Belief in a supernatural source of evil is unnecessary -- we alone are capable of every wickedness.
Power of Profanity
I have implemented a swear jar in my house. As a mother of two teenage boys, and one preteen boy, I needed some help to reduce the foul language. In fairness, my kids have heard me utter many of the words they say, and my husband can be a swearing machine. Swearing, it turns out, can be a very powerful force, for both positive and negative reasons. This is a lesson learned recently by Alex Labeau, President of Idaho’s most powerful lobby group, IACI. An email containing, not only intent to undermine legislative activities for power and control reasons, also contained extremely offensive profanity directed at a legislator and teachers in Idaho.
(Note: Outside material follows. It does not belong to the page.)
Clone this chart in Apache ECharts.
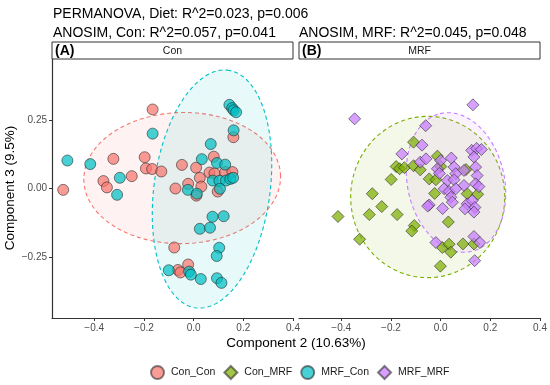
<!DOCTYPE html>
<html><head><meta charset="utf-8">
<script src="https://cdn.jsdelivr.net/npm/echarts@6/dist/echarts.min.js"></script>
<style>html,body{margin:0;padding:0;background:#fff}#c{width:550px;height:385px}</style>
</head><body><div id="c"></div>
<script>
// ---- data (Component 2, Component 3) ----
const conCon = [
  [-0.165,0.288],[0.160,0.187],[-0.323,0.108],[-0.197,0.114],[-0.192,0.073],[-0.167,0.071],
  [-0.130,0.062],[-0.047,0.086],[-0.249,0.045],[-0.363,0.027],[-0.349,0.004],[-0.525,-0.005],
  [0.010,0.076],[0.081,0.116],[0.025,0.039],[0.064,0.058],[0.084,0.055],[0.127,0.060],
  [0.156,0.060],[-0.073,0.000],[-0.022,0.017],[0.031,0.007],[0.011,-0.026],[0.097,-0.011],
  [-0.078,-0.215],[-0.022,-0.277],[-0.063,-0.297],[-0.053,-0.306]
];
const mrfCon = [
  [-0.508,0.102],[-0.416,0.089],[-0.297,0.039],[-0.308,-0.023],[-0.165,0.200],[0.144,0.305],
  [0.155,0.293],[0.161,0.285],[0.171,0.278],[0.161,0.212],[0.069,0.162],[0.033,0.107],
  [0.094,0.093],[0.127,0.087],[0.077,0.029],[0.104,0.028],[0.130,0.029],[0.148,0.035],
  [0.159,0.039],[0.106,-0.001],[-0.023,-0.005],[0.013,-0.019],[0.076,-0.103],[0.121,-0.101],
  [0.025,-0.147],[0.066,-0.143],[0.103,-0.216],[0.093,-0.246],[-0.100,-0.298],[-0.018,-0.303],
  [-0.011,-0.314],[0.029,-0.330],[0.094,-0.327],[0.112,-0.344]
];
const conMrf = [
  [-0.109,0.169],[-0.179,0.080],[-0.165,0.072],[-0.146,0.076],[-0.109,0.083],[-0.082,0.068],
  [-0.013,0.118],[0.001,0.080],[-0.199,0.033],[-0.046,0.035],[-0.019,0.032],[-0.275,-0.019],
  [-0.237,-0.066],[-0.287,-0.095],[-0.175,-0.095],[-0.413,-0.102],[-0.024,-0.018],[0.107,-0.019],
  [0.149,-0.021],[-0.326,-0.185],[-0.106,-0.135],[-0.116,-0.155],[0.031,-0.122],[0.007,-0.215],
  [0.034,-0.203],[0.041,-0.232],[0.090,-0.202],[0.134,-0.202],[-0.001,-0.283],[0.102,0.069]
];
const mrfMrf = [
  [-0.346,0.254],[0.130,0.305],[-0.060,0.229],[-0.075,0.158],[-0.156,0.126],[0.125,0.139],
  [0.145,0.146],[0.164,0.142],[0.134,0.115],[-0.082,0.096],[-0.059,0.108],[0.043,0.111],
  [0.000,0.102],[-0.013,0.072],[-0.005,0.055],[0.054,0.078],[0.094,0.066],[0.061,0.054],
  [0.141,0.078],[0.147,0.047],[0.027,0.029],[0.054,0.032],[0.094,0.011],[0.141,0.017],
  [0.154,0.007],[0.014,-0.001],[0.034,-0.011],[0.061,-0.001],[0.041,-0.032],[0.047,-0.050],
  [0.107,-0.056],[0.127,-0.044],[0.138,-0.069],[0.008,-0.073],[-0.046,-0.060],[0.098,-0.074],
  [0.134,-0.086],[-0.019,-0.197],[0.134,-0.175],[0.158,-0.197],[0.137,-0.263],[-0.052,-0.064]
];
// ellipses: [centre x, centre y, semi-axis a, semi-axis b, angle deg]
const ellipseConCon = [-0.046, 0.038, 0.396, 0.239, 1];
const ellipseMrfCon = [0.074, -0.002, 0.438, 0.233, 80.8];
const ellipseConMrf = [-0.052, -0.031, 0.310, 0.294, 0];
const ellipseMrfMrf = [0.062, 0.022, 0.259, 0.194, 106.6];

const xTicks = [-0.4, -0.2, 0.0, 0.2, 0.4];
const yTicks = [-0.25, 0.0, 0.25];
const groupNames = ['Con_Con', 'Con_MRF', 'MRF_Con', 'MRF_MRF'];
const titleMain = 'PERMANOVA, Diet: R^2=0.023, p=0.006';
const titleA = 'ANOSIM, Con: R^2=0.057, p=0.041';
const titleB = 'ANOSIM, MRF: R^2=0.045, p=0.048';
const xTitle = 'Component 2 (10.63%)';
const yTitle = 'Component 3 (9.5%)';

// ---- chart ----
const FONT = "'Liberation Sans', Arial, sans-serif";
const col = {
  Con_Con: [248,118,109], Con_MRF: [124,174,0], MRF_Con: [0,191,196], MRF_MRF: [199,124,255]
};
const rgba = (c, a) => `rgba(${c[0]},${c[1]},${c[2]},${a})`;
const minus = v => String(v).replace('-', '\u2212');

function ellipseSeries(params, grid, c) {
  return {
    type: 'custom', xAxisIndex: grid, yAxisIndex: grid, silent: true, z: 1,
    data: [params],
    renderItem: function (p, api) {
      const cx = api.value(0), cy = api.value(1), a = api.value(2), b = api.value(3);
      const ang = api.value(4) * Math.PI / 180;
      const pts = [];
      for (let i = 0; i <= 160; i++) {
        const t = i / 160 * Math.PI * 2;
        const dx = a * Math.cos(t), dy = b * Math.sin(t);
        pts.push(api.coord([cx + dx * Math.cos(ang) - dy * Math.sin(ang),
                            cy + dx * Math.sin(ang) + dy * Math.cos(ang)]));
      }
      return { type: 'polygon', shape: { points: pts },
        style: { fill: rgba(c, 0.09), stroke: rgba(c, 1), lineWidth: 1.1, lineDash: [4, 3] } };
    }
  };
}
function pointSeries(name, data, grid, symbol, size) {
  return {
    name, type: 'scatter', xAxisIndex: grid, yAxisIndex: grid, data, symbol, symbolSize: size, z: 3,
    itemStyle: { color: rgba(col[name], 0.72), borderColor: 'rgba(30,30,30,0.55)', borderWidth: 1, opacity: 1 }
  };
}
function xAxis(grid) {
  return {
    type: 'value', gridIndex: grid, min: -0.57, max: 0.4,
    axisLine: { show: true, onZero: false, lineStyle: { color: '#333', width: 1.2 } },
    axisTick: { show: true, length: 3, customValues: xTicks, lineStyle: { color: '#333' } },
    axisLabel: { customValues: xTicks, margin: 5, color: '#4d4d4d', fontSize: 10, fontFamily: FONT,
      formatter: v => minus(v.toFixed(1)) },
    splitLine: { show: false }
  };
}
function yAxis(grid, show) {
  return {
    type: 'value', gridIndex: grid, min: -0.472, max: 0.472,
    axisLine: { show: show, onZero: false, lineStyle: { color: '#333', width: 1.2 } },
    axisTick: { show: show, length: 3, customValues: yTicks, lineStyle: { color: '#333' } },
    axisLabel: { show: show, customValues: yTicks, margin: 5, color: '#4d4d4d', fontSize: 10, fontFamily: FONT,
      formatter: v => minus(v.toFixed(2)) },
    splitLine: { show: false }
  };
}
function strip(x, label, panel) {
  return [
    { type: 'rect', shape: { x: x, y: 42, width: 241, height: 17 },
      style: { fill: '#fff', stroke: '#333', lineWidth: 1 } },
    { type: 'text', x: x + 3, y: 51, style: { text: label, font: `bold 14px ${FONT}`, fill: '#000', verticalAlign: 'middle' } },
    { type: 'text', x: x + 120.5, y: 51, style: { text: panel, font: `10.5px ${FONT}`, fill: '#1a1a1a', align: 'center', verticalAlign: 'middle' } }
  ];
}

const chart = echarts.init(document.getElementById('c'), null, { renderer: 'canvas' });
chart.setOption({
  animation: false,
  backgroundColor: '#fff',
  grid: [
    { left: 52, top: 59, width: 241, height: 259 },
    { left: 299, top: 59, width: 241, height: 259 }
  ],
  xAxis: [xAxis(0), xAxis(1)],
  yAxis: [yAxis(0, true), yAxis(1, false)],
  legend: {
    data: groupNames, left: 145, top: 360, itemWidth: 13, itemHeight: 13, itemGap: 8,
    textStyle: { fontSize: 10.5, fontFamily: FONT, color: '#1a1a1a', padding: [0, 0, 0, 2] }
  },
  series: [
    ellipseSeries(ellipseConCon, 0, col.Con_Con),
    ellipseSeries(ellipseMrfCon, 0, col.MRF_Con),
    ellipseSeries(ellipseConMrf, 1, col.Con_MRF),
    ellipseSeries(ellipseMrfMrf, 1, col.MRF_MRF),
    pointSeries('Con_Con', conCon, 0, 'circle', 11),
    pointSeries('MRF_Con', mrfCon, 0, 'circle', 11),
    pointSeries('Con_MRF', conMrf, 1, 'diamond', 12),
    pointSeries('MRF_MRF', mrfMrf, 1, 'diamond', 12)
  ],
  graphic: [
    { type: 'text', x: 53, y: 14, style: { text: titleMain, font: `14px ${FONT}`, fill: '#000', verticalAlign: 'middle' } },
    { type: 'text', x: 53, y: 33, style: { text: titleA, font: `14px ${FONT}`, fill: '#000', verticalAlign: 'middle' } },
    { type: 'text', x: 299, y: 33, style: { text: titleB, font: `14px ${FONT}`, fill: '#000', verticalAlign: 'middle' } },
    ...strip(52, '(A)', 'Con'),
    ...strip(299, '(B)', 'MRF'),
    { type: 'text', x: 296, y: 343, style: { text: xTitle, font: `13.5px ${FONT}`, fill: '#000', align: 'center', verticalAlign: 'middle' } },
    { type: 'text', x: 10, y: 188, rotation: Math.PI / 2, style: { text: yTitle, font: `13.5px ${FONT}`, fill: '#000', align: 'center', verticalAlign: 'middle' } }
  ]
});
</script></body></html>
I read a research paper titled, Do You Talk to Your Teacher with that Mouth? F*ck, a Documentary and Profanity as a Teaching Tool in the Communication Classroom, authored by Miriam Sobre-Denton & Jana Simonis. While the research paper outlines the instructor’s use of profanity to teach a unit on communication taboos, and its effect on the classroom setting, I became interested in the piece because of the recent news on Alex Labeau.
The email Labeau sent was in response to an article a colleague sent him regarding Legislator Jeff Siddoway, who indicated he would not move on a specific legislative piece until teacher’s base pay was increased to $40,000. LaBeau’s response to the email was peppered with vulgar profanity, referencing male body parts, and teachers. Profanity can be cathartic, help strengthen social connections, reflect masculinity, and be used as a relatively safe form of rebellion (Sobre-Denton & Simonis, 2012, pp. 5). LaBeau seemed to be using his profanity for these purposes. Certainly, he thought the people he sent this email to would be receptive and view him as strong and rebellious.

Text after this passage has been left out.